• _WHAT IS NEEDED_: Copy out every line that contains "chart".

-- Begin --

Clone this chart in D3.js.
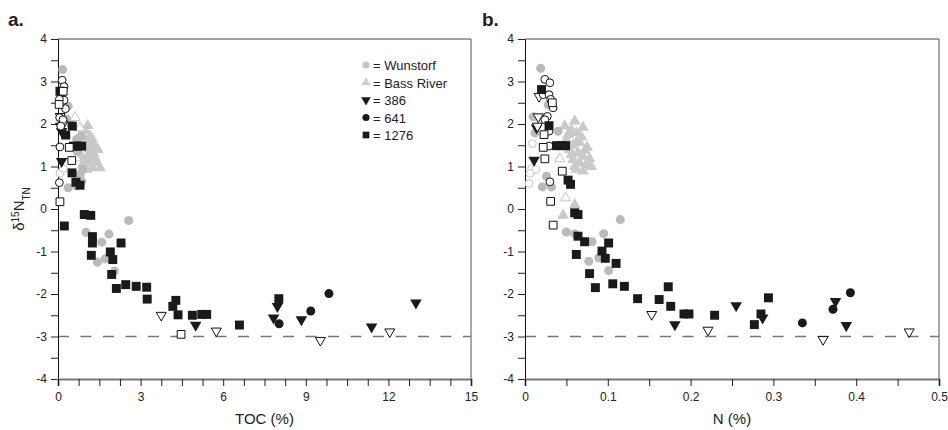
<!DOCTYPE html>
<html>
<head>
<meta charset="utf-8">
<script src="https://cdn.jsdelivr.net/npm/d3@7"></script>
<style>
  body { margin: 0; background: #fff; }
  text { font-family: "Liberation Sans", Arial, sans-serif; fill: #222; }
</style>
</head>
<body>
<svg id="chart" width="948" height="430"></svg>
<script>
// points: [x, d15N, filled(1)/open(0)]
const wunstorfA = [[0.17,3.28,1],[0.37,2.42,1],[0.30,2.12,1],[0.48,1.98,1],[0.68,1.64,1],[0.86,1.71,1],[0.70,1.35,1],[0.90,0.93,1],[0.80,0.81,1],
  [0.37,0.50,1],[0.68,0.54,1],[0.86,0.65,1],[2.57,-0.27,1],[1.02,-0.55,1],[1.85,-0.59,1],[1.59,-0.78,1],[1.72,-1.17,1],[1.43,-1.25,1],[2.05,-1.46,1],
  [0.07,0.85,0],[0.20,0.95,0]];
const bassRiverA = [[1.08,1.96,1],[0.77,1.70,1],[1.16,1.71,1],[1.25,1.64,1],[0.94,1.48,1],[1.14,1.42,1],[1.28,1.32,1],[1.06,1.23,1],[1.19,1.12,1],
  [1.40,1.09,1],[1.53,0.97,1],[1.26,0.97,1],[1.06,0.93,1],[0.86,1.24,1],[0.70,1.55,1],[0.98,1.85,1],[1.20,1.30,1],[1.35,1.20,1],[1.00,1.10,1],
  [1.45,1.40,1],[0.90,1.05,1],[1.30,1.50,1],[1.10,1.58,1],
  [0.62,2.15,0],[0.80,1.91,0],[0.66,1.20,0]];
const site386A = [[0.10,1.95,1],[0.13,1.83,1],[0.13,1.12,1],[5.00,-2.73,1],[7.97,-2.29,1],[7.83,-2.56,1],[8.84,-2.60,1],[11.39,-2.77,1],[13.00,-2.21,1],
  [0.08,2.18,0],[0.18,2.00,0],[3.75,-2.50,0],[5.75,-2.87,0],[9.53,-3.09,0],[12.05,-2.89,0]];
const site641A = [[8.03,-2.70,1],[9.18,-2.40,1],[9.84,-1.99,1],
  [0.15,3.03,0],[0.22,2.88,0],[0.12,2.65,0],[0.22,2.56,0],[0.05,2.58,0],[0.27,2.36,0],[0.06,2.15,0],[0.18,2.10,0],[0.10,1.95,0],[0.07,1.46,0],[0.05,0.62,0]];
const site1276A = [[0.07,2.77,1],[0.52,1.95,1],[0.28,1.74,1],[0.56,1.48,1],[0.71,1.48,1],[0.86,1.48,1],[0.51,0.85,1],[0.65,0.63,1],[0.80,0.56,1],
  [0.955,-0.13,1],[1.19,-0.15,1],[0.23,-0.40,1],[1.25,-0.65,1],[1.25,-0.80,1],[2.29,-0.80,1],[1.21,-1.09,1],[1.90,-1.01,1],[1.99,-1.19,1],[1.95,-1.54,1],
  [2.12,-1.87,1],[2.46,-1.78,1],[2.84,-1.82,1],[3.22,-1.84,1],[3.24,-2.12,1],[4.28,-2.15,1],[4.17,-2.29,1],[4.36,-2.49,1],[4.88,-2.50,1],[5.22,-2.48,1],
  [5.40,-2.48,1],[6.59,-2.73,1],[8.02,-2.11,1],
  [0.19,2.77,0],[0.04,2.46,0],[0.41,1.45,0],[0.50,1.14,0],[0.07,0.17,0],[4.47,-2.95,0]];

const wunstorfB = [[0.019,3.31,1],[0.010,2.17,1],[0.012,1.79,1],[0.040,1.83,1],[0.026,0.77,1],[0.021,0.52,1],[0.032,0.52,1],[0.115,-0.25,1],
  [0.050,-0.54,1],[0.060,-0.58,1],[0.081,-0.77,1],[0.095,-0.58,1],[0.077,-1.23,1],[0.089,-1.15,1],[0.101,-1.45,1],[0.028,2.45,1],
  [0.009,1.54,0],[0.008,0.95,0],[0.013,0.93,0],[0.006,0.84,0],[0.005,0.60,0]];
const bassRiverB = [[0.048,1.95,1],[0.060,2.07,1],[0.062,1.79,1],[0.050,1.64,1],[0.066,1.56,1],[0.054,1.40,1],[0.064,1.32,1],[0.070,1.24,1],
  [0.058,1.16,1],[0.066,1.08,1],[0.074,1.04,1],[0.062,0.93,1],[0.070,0.89,1],[0.075,1.45,1],[0.056,1.85,1],[0.060,0.10,1],[0.046,-0.15,1],
  [0.052,1.75,1],[0.068,1.70,1],[0.058,1.50,1],[0.072,1.38,1],[0.078,1.18,1],[0.056,1.28,1],[0.080,1.00,1],[0.064,1.62,1],[0.070,1.92,1],[0.060,1.00,1],
  [0.042,1.18,0],[0.049,0.26,0]];
const site386B = [[0.011,1.15,1],[0.014,1.91,1],[0.181,-2.72,1],[0.255,-2.27,1],[0.287,-2.56,1],[0.375,-2.17,1],[0.388,-2.74,1],
  [0.017,2.65,0],[0.016,2.17,0],[0.015,1.95,0],[0.153,-2.48,0],[0.221,-2.85,0],[0.360,-3.07,0],[0.464,-2.89,0]];
const site641B = [[0.335,-2.68,1],[0.372,-2.36,1],[0.393,-1.97,1],
  [0.024,3.05,0],[0.030,2.97,0],[0.022,2.69,0],[0.029,2.69,0],[0.031,2.58,0],[0.034,2.38,0],[0.027,2.18,0],[0.029,1.83,0],[0.029,1.48,0],[0.030,0.64,0],[0.024,2.10,0]];
const site1276B = [[0.020,2.81,1],[0.029,1.96,1],[0.038,1.49,1],[0.044,1.49,1],[0.049,1.49,1],[0.052,0.68,1],[0.055,0.58,1],[0.060,-0.09,1],
  [0.064,-0.13,1],[0.064,-0.64,1],[0.072,-0.77,1],[0.101,-0.80,1],[0.062,-1.07,1],[0.093,-0.99,1],[0.097,-1.16,1],[0.110,-1.28,1],[0.078,-1.52,1],
  [0.085,-1.85,1],[0.106,-1.76,1],[0.120,-1.82,1],[0.136,-2.11,1],[0.173,-1.83,1],[0.162,-2.13,1],[0.176,-2.29,1],[0.192,-2.47,1],[0.198,-2.47,1],
  [0.229,-2.50,1],[0.294,-2.09,1],[0.285,-2.47,1],[0.277,-2.72,1],
  [0.033,2.50,0],[0.023,1.75,0],[0.022,1.45,0],[0.024,1.18,0],[0.045,0.89,0],[0.031,0.18,0],[0.034,-0.38,0]];

const legendLabels = ["= Wunstorf", "= Bass River", "= 386", "= 641", "= 1276"];
const yTicks = [-4, -3, -2, -1, 0, 1, 2, 3, 4];
const xTicksA = [0, 3, 6, 9, 12, 15];
const xTicksB = [0, 0.1, 0.2, 0.3, 0.4, 0.5];

const svg = d3.select("#chart");
const plotTop = 39, plotBottom = 379;

// marker styles per group
const groups = [
  { key: "bass", shape: d3.symbolTriangle, rot: 0, size: 60, color: "#c9c9c9" },
  { key: "wun", shape: d3.symbolCircle, rot: 0, size: 64, color: "#bababa" },
  { key: "386", shape: d3.symbolTriangle, rot: 180, size: 58, color: "#1a1a1a" },
  { key: "641", shape: d3.symbolCircle, rot: 0, size: 64, color: "#1a1a1a" },
  { key: "1276", shape: d3.symbolSquare, rot: 0, size: 80, color: "#1a1a1a" }
];

function drawPanel(cfg) {
  const x = d3.scaleLinear().domain(cfg.xDomain).range([cfg.left, cfg.right]);
  const y = d3.scaleLinear().domain([-4, 4]).range([plotBottom, plotTop]);
  const g = svg.append("g");

  // frame
  g.append("line").attr("x1", cfg.left).attr("x2", cfg.right).attr("y1", plotTop).attr("y2", plotTop)
    .attr("stroke", "#444").attr("stroke-width", 1);
  g.append("line").attr("x1", cfg.right).attr("x2", cfg.right).attr("y1", plotTop).attr("y2", plotBottom)
    .attr("stroke", "#555").attr("stroke-width", 1);

  // dashed -3 line
  g.append("line").attr("x1", cfg.left).attr("x2", cfg.right).attr("y1", y(-3)).attr("y2", y(-3))
    .attr("stroke", "#777").attr("stroke-width", 1.5).attr("stroke-dasharray", "11,11.5");

  // y axis
  const yAxis = g.append("g").attr("transform", `translate(${cfg.left},0)`)
    .call(d3.axisLeft(y).tickValues(d3.range(-4, 4.01, 0.5)).tickSize(7).tickPadding(4)
      .tickFormat(d => yTicks.includes(d) ? d : ""));
  yAxis.select(".domain").attr("stroke", "#111");
  yAxis.selectAll(".tick line").attr("stroke", "#222");
  yAxis.selectAll("text").style("font-size", "12px").attr("fill", "#222");

  // x axis
  const xAxis = g.append("g").attr("transform", `translate(0,${plotBottom})`)
    .call(d3.axisBottom(x).tickValues(cfg.minor).tickSize(7).tickPadding(6)
      .tickFormat(d => {
        const m = cfg.major.find(v => Math.abs(v - d) < 1e-9);
        return m === undefined ? "" : String(m);
      }));
  xAxis.select(".domain").attr("stroke", "#777").attr("stroke-width", 2);
  xAxis.selectAll(".tick line").attr("stroke", "#222");
  xAxis.selectAll("text").style("font-size", "12px").attr("fill", "#222");

  g.append("text").attr("x", (cfg.left + cfg.right) / 2).attr("y", 424)
    .attr("text-anchor", "middle").style("font-size", "15px").text(cfg.title);

  g.append("text").attr("x", cfg.labelX).attr("y", 26)
    .style("font-size", "19px").style("font-weight", "bold").text(cfg.panel);

  // markers
  groups.forEach(s => {
    const pts = cfg.data[s.key];
    g.append("g").selectAll("path")
      .data(pts)
      .join("path")
      .attr("d", d => d3.symbol().type(s.shape).size(d[2] ? s.size : s.size * 0.75)())
      .attr("transform", d => `translate(${x(d[0])},${y(d[1])}) rotate(${s.rot})`)
      .attr("fill", d => d[2] ? s.color : "#fff")
      .attr("stroke", d => d[2] ? "none" : (s.color === "#1a1a1a" ? "#111" : "#c4c4c4"))
      .attr("stroke-width", 1);
  });
}

drawPanel({
  left: 58, right: 471, xDomain: [0, 15], panel: "a.", labelX: 8, title: "TOC (%)",
  minor: d3.range(0, 15.01, 0.75), major: xTicksA,
  data: { wun: wunstorfA, bass: bassRiverA, "386": site386A, "641": site641A, "1276": site1276A }
});
drawPanel({
  left: 525, right: 939, xDomain: [0, 0.5], panel: "b.", labelX: 482, title: "N (%)",
  minor: d3.range(0, 0.5001, 0.05), major: xTicksB,
  data: { wun: wunstorfB, bass: bassRiverB, "386": site386B, "641": site641B, "1276": site1276B }
});

// y axis label
const yl = svg.append("text").attr("transform", "translate(24,209) rotate(-90)")
  .attr("text-anchor", "middle").style("font-size", "15px");
yl.append("tspan").text("δ");
yl.append("tspan").attr("baseline-shift", "super").style("font-size", "10px").text("15");
yl.append("tspan").text("N");
yl.append("tspan").attr("baseline-shift", "sub").style("font-size", "10px").text("TN");

// legend
const legendSyms = [
  { shape: d3.symbolCircle, rot: 0, color: "#c4c4c4", size: 40 },
  { shape: d3.symbolTriangle, rot: 0, color: "#d0d0d0", size: 40 },
  { shape: d3.symbolTriangle, rot: 180, color: "#1a1a1a", size: 40 },
  { shape: d3.symbolCircle, rot: 0, color: "#1a1a1a", size: 40 },
  { shape: d3.symbolSquare, rot: 0, color: "#1a1a1a", size: 45 }
];
const legend = svg.append("g");
legendLabels.forEach((lab, i) => {
  const ly = 65 + i * 17.5;
  legend.append("path").attr("d", d3.symbol().type(legendSyms[i].shape).size(legendSyms[i].size)())
    .attr("transform", `translate(366,${ly}) rotate(${legendSyms[i].rot})`)
    .attr("fill", legendSyms[i].color);
  legend.append("text").attr("x", 373).attr("y", ly + 5).style("font-size", "13px").text(lab);
});
</script>
</body>
</html>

-- End --

• _TASK ANSWER_:
Clone this chart in D3.js.
<svg id="chart" width="948" height="430"></svg>
const svg = d3.select("#chart");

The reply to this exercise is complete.